## WHAT NEEDS TO BE DONE
Starting at the first line of the data below, retype every line up to and including the one containing "fig = go.Figure()".

## DATA ENTRIES
++++++

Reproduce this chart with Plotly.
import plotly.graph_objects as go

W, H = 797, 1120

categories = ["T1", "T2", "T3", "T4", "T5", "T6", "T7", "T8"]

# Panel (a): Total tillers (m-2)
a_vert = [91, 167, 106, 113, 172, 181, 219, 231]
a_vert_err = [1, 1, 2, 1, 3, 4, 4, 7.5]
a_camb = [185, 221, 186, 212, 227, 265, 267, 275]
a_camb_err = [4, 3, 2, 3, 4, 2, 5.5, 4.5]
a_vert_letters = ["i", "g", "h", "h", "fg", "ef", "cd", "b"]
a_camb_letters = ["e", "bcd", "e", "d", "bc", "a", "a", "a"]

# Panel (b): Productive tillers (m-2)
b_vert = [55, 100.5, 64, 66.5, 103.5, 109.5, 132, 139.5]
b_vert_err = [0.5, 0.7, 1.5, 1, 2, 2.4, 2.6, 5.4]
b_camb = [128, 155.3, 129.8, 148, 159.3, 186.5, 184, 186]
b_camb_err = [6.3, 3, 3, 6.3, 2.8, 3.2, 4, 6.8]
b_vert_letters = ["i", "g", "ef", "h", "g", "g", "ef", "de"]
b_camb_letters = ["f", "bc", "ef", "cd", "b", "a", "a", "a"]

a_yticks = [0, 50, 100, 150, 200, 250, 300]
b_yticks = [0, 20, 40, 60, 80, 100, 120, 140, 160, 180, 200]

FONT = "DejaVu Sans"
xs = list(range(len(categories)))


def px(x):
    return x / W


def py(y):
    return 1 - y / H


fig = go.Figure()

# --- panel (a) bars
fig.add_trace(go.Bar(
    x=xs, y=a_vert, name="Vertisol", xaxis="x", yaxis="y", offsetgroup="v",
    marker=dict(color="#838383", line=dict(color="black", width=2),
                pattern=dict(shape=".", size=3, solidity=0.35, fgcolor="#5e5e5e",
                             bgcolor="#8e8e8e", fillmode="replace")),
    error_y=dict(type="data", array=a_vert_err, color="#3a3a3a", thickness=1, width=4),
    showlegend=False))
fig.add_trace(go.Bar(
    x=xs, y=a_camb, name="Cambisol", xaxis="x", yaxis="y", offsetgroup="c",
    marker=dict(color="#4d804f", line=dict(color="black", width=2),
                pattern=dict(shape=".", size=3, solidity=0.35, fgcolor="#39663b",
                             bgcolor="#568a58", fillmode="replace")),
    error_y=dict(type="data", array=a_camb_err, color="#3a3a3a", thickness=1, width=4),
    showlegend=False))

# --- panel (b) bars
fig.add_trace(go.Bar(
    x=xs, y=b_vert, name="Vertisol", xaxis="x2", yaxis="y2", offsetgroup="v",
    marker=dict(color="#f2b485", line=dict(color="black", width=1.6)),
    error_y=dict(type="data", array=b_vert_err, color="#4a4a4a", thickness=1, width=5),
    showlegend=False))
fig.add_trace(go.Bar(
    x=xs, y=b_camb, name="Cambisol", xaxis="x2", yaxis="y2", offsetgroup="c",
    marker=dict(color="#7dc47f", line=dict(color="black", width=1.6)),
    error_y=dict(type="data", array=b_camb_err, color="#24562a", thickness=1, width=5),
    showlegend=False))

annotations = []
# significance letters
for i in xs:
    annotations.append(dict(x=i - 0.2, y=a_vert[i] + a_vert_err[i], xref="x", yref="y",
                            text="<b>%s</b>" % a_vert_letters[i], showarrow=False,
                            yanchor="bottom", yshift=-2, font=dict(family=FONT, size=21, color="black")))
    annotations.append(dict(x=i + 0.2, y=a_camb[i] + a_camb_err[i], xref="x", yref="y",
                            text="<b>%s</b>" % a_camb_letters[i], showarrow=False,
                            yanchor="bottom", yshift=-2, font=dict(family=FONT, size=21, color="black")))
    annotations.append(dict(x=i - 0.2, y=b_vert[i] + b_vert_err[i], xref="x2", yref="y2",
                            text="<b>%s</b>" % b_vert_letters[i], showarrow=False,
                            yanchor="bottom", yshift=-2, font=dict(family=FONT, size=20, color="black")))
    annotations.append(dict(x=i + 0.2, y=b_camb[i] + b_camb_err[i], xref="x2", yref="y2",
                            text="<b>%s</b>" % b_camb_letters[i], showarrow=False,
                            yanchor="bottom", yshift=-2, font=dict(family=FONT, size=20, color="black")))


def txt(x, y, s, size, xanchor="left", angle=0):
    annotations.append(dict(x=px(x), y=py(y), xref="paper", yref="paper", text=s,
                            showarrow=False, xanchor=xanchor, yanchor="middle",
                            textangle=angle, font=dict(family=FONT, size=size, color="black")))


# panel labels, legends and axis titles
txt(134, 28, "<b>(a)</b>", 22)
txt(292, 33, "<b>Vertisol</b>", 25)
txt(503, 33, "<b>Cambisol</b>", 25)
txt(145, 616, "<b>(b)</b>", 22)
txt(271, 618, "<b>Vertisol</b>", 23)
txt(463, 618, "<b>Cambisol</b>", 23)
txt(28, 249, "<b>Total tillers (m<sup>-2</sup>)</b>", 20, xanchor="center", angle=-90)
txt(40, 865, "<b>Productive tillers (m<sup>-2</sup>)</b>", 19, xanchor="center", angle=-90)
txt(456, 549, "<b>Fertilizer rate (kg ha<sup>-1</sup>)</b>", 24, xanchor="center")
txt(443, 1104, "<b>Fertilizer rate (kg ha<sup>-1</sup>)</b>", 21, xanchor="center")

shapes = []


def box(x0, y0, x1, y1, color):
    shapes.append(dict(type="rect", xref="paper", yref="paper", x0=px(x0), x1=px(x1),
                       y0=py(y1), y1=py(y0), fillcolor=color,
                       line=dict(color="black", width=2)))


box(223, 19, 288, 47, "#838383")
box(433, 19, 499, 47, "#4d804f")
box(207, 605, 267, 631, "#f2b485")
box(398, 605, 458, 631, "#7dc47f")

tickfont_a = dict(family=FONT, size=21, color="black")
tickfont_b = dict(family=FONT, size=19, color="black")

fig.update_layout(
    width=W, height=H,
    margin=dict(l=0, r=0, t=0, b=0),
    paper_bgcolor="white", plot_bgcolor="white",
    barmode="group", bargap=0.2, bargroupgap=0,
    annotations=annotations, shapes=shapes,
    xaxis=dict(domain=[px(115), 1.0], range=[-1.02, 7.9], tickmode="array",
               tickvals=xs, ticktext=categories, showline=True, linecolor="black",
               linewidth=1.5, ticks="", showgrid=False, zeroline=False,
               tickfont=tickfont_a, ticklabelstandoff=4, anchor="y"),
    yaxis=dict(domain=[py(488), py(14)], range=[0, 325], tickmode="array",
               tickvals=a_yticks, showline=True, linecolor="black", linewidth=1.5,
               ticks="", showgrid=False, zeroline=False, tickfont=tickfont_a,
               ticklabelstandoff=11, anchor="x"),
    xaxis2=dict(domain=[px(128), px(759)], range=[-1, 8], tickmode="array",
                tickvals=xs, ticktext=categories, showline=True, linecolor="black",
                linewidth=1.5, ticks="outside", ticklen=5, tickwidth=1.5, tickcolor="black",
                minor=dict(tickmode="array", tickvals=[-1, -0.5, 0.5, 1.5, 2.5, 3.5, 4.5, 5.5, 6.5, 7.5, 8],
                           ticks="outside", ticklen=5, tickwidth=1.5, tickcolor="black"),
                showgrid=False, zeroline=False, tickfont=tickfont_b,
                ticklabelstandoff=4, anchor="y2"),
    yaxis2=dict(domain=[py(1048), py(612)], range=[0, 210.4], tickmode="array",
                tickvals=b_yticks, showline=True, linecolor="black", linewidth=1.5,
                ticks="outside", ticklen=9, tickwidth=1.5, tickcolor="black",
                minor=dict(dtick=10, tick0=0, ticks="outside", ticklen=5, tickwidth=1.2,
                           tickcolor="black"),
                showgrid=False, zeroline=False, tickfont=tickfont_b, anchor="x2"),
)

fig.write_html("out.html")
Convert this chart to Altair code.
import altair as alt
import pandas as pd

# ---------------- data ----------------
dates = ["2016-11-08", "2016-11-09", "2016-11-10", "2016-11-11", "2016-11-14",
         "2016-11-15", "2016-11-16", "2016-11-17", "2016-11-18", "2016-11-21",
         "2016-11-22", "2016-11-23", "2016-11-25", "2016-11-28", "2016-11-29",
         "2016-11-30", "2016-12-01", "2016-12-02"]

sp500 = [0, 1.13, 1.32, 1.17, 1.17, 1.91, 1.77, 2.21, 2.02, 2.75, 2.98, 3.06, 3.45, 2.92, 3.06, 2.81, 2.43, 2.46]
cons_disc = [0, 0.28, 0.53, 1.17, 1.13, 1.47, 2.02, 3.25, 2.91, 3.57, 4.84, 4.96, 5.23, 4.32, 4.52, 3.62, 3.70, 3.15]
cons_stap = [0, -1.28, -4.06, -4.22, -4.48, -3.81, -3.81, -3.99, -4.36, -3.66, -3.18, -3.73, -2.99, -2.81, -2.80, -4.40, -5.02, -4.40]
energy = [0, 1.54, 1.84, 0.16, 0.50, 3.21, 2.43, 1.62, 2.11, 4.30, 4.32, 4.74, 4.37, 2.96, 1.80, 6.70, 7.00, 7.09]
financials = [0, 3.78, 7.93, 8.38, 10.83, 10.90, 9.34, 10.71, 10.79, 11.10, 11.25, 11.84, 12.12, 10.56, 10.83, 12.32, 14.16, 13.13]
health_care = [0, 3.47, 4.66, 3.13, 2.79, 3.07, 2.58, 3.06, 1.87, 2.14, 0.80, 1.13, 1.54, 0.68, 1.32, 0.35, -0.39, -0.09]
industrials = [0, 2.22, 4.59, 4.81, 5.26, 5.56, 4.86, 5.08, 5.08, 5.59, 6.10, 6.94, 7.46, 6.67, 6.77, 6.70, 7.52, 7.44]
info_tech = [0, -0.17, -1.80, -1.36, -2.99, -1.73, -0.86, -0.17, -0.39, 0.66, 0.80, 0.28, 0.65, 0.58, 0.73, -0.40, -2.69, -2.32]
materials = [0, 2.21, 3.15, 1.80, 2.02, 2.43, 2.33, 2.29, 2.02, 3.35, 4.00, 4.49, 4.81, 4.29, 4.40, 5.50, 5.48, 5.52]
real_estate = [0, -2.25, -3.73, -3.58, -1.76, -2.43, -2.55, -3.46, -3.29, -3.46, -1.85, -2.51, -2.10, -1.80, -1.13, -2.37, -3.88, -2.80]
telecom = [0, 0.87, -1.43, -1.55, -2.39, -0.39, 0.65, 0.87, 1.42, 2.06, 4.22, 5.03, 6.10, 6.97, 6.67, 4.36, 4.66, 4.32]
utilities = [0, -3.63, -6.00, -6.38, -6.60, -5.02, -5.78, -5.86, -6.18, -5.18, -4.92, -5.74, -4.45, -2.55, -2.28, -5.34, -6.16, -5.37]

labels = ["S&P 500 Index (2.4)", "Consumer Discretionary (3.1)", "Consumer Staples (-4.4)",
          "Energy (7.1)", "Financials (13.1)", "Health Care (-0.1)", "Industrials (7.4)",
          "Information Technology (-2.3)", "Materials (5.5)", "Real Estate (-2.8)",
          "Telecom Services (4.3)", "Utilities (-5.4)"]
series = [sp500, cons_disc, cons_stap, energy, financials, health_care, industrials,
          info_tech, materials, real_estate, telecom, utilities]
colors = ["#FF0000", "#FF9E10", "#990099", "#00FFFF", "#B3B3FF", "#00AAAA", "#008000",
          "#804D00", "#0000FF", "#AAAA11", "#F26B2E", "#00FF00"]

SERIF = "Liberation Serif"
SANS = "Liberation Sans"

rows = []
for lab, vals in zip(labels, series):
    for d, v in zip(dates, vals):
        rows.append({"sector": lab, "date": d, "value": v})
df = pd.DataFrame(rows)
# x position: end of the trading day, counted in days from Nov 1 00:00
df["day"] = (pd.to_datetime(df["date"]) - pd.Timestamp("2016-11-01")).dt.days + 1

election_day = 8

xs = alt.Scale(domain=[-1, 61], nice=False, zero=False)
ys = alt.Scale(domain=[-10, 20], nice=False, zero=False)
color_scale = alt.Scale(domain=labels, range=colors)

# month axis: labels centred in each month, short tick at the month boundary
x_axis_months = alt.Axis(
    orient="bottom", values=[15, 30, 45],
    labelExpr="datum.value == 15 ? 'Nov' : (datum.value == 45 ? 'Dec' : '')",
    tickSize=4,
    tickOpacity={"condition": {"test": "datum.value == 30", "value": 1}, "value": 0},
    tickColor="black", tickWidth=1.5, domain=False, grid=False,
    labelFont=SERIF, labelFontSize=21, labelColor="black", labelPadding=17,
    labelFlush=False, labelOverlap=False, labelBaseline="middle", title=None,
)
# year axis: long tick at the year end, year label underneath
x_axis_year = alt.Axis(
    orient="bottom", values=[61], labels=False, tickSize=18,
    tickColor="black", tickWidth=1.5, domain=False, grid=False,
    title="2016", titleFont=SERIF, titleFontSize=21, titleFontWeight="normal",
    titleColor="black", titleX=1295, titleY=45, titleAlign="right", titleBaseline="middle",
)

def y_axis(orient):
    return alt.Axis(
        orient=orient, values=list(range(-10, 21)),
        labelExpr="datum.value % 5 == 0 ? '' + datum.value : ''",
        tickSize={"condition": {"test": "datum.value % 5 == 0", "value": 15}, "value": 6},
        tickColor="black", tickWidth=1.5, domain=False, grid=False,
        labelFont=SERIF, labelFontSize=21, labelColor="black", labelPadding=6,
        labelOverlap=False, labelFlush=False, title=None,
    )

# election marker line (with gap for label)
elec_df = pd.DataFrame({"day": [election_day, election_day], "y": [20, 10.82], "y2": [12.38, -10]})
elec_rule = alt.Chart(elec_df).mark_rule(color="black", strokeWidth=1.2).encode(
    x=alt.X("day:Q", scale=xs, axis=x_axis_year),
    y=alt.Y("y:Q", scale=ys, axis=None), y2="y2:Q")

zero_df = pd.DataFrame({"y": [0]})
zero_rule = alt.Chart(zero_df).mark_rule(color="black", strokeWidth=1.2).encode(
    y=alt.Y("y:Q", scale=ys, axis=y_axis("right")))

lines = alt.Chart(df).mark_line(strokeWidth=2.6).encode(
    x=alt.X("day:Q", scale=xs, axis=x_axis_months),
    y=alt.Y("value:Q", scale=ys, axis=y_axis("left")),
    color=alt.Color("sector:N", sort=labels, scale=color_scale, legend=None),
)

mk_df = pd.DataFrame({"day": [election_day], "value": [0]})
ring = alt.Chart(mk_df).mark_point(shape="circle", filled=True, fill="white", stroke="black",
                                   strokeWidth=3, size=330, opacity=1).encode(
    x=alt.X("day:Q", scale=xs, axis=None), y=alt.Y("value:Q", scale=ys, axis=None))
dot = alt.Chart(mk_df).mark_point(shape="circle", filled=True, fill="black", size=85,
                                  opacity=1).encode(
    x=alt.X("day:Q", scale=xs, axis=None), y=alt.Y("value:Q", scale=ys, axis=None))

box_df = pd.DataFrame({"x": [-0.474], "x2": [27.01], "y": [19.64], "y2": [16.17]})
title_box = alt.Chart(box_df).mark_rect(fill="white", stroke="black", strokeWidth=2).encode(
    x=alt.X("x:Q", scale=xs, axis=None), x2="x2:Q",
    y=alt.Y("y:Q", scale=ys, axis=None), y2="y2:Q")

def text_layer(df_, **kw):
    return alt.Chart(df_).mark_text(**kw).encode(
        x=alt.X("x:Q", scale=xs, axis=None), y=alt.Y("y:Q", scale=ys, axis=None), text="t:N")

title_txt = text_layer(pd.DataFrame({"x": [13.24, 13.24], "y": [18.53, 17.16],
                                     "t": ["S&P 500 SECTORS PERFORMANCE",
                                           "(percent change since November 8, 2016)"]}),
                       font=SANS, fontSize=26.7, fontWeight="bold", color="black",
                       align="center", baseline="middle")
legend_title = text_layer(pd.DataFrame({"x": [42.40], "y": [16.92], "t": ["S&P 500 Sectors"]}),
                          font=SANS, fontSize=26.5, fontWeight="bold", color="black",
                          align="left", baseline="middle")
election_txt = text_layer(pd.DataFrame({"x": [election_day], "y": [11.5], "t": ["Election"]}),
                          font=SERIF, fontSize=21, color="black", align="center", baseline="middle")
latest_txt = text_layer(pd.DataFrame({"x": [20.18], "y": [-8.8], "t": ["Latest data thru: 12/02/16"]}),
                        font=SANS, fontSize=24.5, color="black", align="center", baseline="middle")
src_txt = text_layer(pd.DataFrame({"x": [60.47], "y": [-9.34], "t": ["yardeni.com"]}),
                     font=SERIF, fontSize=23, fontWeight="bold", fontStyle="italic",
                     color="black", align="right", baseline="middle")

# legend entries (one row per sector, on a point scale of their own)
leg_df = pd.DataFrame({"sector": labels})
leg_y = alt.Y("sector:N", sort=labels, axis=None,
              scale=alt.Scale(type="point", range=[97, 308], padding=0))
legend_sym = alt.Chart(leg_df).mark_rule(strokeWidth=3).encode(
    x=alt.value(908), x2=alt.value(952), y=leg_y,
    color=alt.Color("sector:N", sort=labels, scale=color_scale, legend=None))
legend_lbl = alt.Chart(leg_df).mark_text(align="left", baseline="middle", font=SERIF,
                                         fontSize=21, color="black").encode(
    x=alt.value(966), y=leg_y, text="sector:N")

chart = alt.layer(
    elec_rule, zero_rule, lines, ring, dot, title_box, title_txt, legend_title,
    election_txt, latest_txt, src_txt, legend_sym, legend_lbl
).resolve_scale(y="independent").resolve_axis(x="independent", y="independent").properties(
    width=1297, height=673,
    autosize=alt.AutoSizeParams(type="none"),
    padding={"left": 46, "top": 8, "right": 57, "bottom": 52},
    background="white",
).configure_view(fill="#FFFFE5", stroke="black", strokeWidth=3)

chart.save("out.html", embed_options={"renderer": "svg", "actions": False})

++++++

## EXERCISE OUTPUT
Reproduce this chart with Plotly.
import plotly.graph_objects as go

W, H = 797, 1120

categories = ["T1", "T2", "T3", "T4", "T5", "T6", "T7", "T8"]

# Panel (a): Total tillers (m-2)
a_vert = [91, 167, 106, 113, 172, 181, 219, 231]
a_vert_err = [1, 1, 2, 1, 3, 4, 4, 7.5]
a_camb = [185, 221, 186, 212, 227, 265, 267, 275]
a_camb_err = [4, 3, 2, 3, 4, 2, 5.5, 4.5]
a_vert_letters = ["i", "g", "h", "h", "fg", "ef", "cd", "b"]
a_camb_letters = ["e", "bcd", "e", "d", "bc", "a", "a", "a"]

# Panel (b): Productive tillers (m-2)
b_vert = [55, 100.5, 64, 66.5, 103.5, 109.5, 132, 139.5]
b_vert_err = [0.5, 0.7, 1.5, 1, 2, 2.4, 2.6, 5.4]
b_camb = [128, 155.3, 129.8, 148, 159.3, 186.5, 184, 186]
b_camb_err = [6.3, 3, 3, 6.3, 2.8, 3.2, 4, 6.8]
b_vert_letters = ["i", "g", "ef", "h", "g", "g", "ef", "de"]
b_camb_letters = ["f", "bc", "ef", "cd", "b", "a", "a", "a"]

a_yticks = [0, 50, 100, 150, 200, 250, 300]
b_yticks = [0, 20, 40, 60, 80, 100, 120, 140, 160, 180, 200]

FONT = "DejaVu Sans"
xs = list(range(len(categories)))


def px(x):
    return x / W


def py(y):
    return 1 - y / H


fig = go.Figure()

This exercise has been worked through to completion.